We live now in an era of exotic financial instruments such as credit default swaps — or contracts that allow investors to hedge their financial bets — that can go toxic quickly and cause a financial crisis to mushroom, as the world learned during 2008 U.S. subprime mortgage meltdown. Few are predicting a repeat of that now. But the full extent of the global exposure to swaps and other liabilities tied to Russian debt is still hard to assess

Armen Reinhart, the World Bank’s chief economist, raised the specter of Long-Term Capital Management (LTCM), a hedge fund that required a massive bailout due to the 1998 Russian default.

“Remember LTCM? That wasn’t necessarily on anyone’s radar screen at the outset of the Russian default in August 1998,” Reinhart told Bloomberg News. “Those things start to surface. Exposures are opaque.”

In addition, the financial pain of the war will particularly hit countries closely linked to Russia and Ukraine through trade ties, including Turkey, the Czech Republic, Hungary and Poland.

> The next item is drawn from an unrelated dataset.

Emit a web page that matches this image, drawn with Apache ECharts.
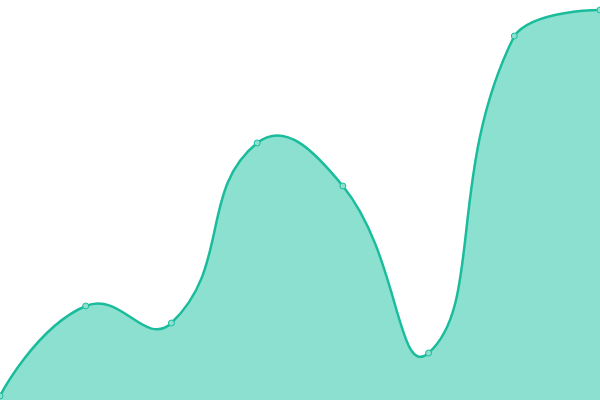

The bigger war fallout on the global economy remains Russia’s impact on commodity prices. Moscow is a major exporter of oil, gas, metals and grains — and trade disruptions because of the war and Western sanctions have already sent commodity prices soaring, worsening an already bad bout of global inflation. Domestically, Russia is also now likely to face years of financial isolation, as foreign investors avoid it. Its heavily indebted corporations are also confronting new barriers to credit, and fears are mounting over the climbing risks of Russian corporate defaults.

Russian defaults — either by its government, its corporations or both — could have other knock-on effects by accelerating currency fluxes and already climbing borrowing rates in a host of countries, putting pressure on the ability of nations to finance social programs, build infrastructure and pay back their own debts. In 1998, the Russian debt crisis sparked a run on the Brazilian real and soaring interest rates. Even the U.S. dollar took a massive plunge against the Japanese yen following LTCM’s Russia-related losses.

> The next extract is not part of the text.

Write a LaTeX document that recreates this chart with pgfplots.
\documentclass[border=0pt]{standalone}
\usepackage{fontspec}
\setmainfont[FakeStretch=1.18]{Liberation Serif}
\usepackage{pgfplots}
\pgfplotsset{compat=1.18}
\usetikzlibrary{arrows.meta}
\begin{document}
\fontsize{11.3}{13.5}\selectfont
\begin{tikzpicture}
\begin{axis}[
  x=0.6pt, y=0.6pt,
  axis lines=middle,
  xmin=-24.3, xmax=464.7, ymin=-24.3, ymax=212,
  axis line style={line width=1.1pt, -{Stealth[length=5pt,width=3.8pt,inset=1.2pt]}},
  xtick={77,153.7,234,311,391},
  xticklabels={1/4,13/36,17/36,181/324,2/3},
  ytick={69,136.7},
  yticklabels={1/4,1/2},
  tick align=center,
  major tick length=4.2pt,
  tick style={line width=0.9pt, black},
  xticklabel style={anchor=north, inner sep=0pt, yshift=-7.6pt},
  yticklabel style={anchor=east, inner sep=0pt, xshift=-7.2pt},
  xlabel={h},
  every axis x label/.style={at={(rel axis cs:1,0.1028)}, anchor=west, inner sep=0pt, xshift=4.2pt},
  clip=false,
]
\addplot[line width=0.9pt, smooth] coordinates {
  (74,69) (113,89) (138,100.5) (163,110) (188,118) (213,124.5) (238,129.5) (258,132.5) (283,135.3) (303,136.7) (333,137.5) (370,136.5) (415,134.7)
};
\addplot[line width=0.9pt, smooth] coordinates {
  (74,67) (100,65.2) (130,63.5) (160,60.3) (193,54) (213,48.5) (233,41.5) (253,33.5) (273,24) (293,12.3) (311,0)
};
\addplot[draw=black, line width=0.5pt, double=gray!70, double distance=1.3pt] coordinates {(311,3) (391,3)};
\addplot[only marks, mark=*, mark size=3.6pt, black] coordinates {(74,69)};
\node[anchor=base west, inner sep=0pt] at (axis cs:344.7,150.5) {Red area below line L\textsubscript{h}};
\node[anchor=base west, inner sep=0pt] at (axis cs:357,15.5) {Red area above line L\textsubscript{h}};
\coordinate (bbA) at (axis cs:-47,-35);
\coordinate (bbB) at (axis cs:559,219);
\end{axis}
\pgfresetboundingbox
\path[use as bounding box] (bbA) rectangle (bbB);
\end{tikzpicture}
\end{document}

Global monetary policy is largely more stable now than it was then, but borrowing costs globally are already climbing as the Federal Reserve moves to hike interest rates and end what had been a global flow of cheap money. It comes at a time when the pandemic era saw a historic rise in national debt loads, especially for emerging markets, as countries struggled to deal with economic downturns and exploding health-care and social costs. Sri Lanka, for instance, is now mired its worst economic crisis since its 1948 independence, requiring financial lifelines from India and potentially the International Monetary Fund.

Borrowing costs for emerging markets have crept higher since the Russian invasion, especially for countries with high exposure. Nearby Georgia has suffered most. But so has Egypt, which is heavily reliant on Ukrainian and Russian grain exports.

They won’t be the only ones to feel the pain — especially in the event of a full Russian default.

“There are risks … for countries with high external financing needs, particularly in foreign currency,” Ribakova said. “Turkey comes to mind. Anybody with high external financing needs. This is where the contagion is likely to be mostly felt.”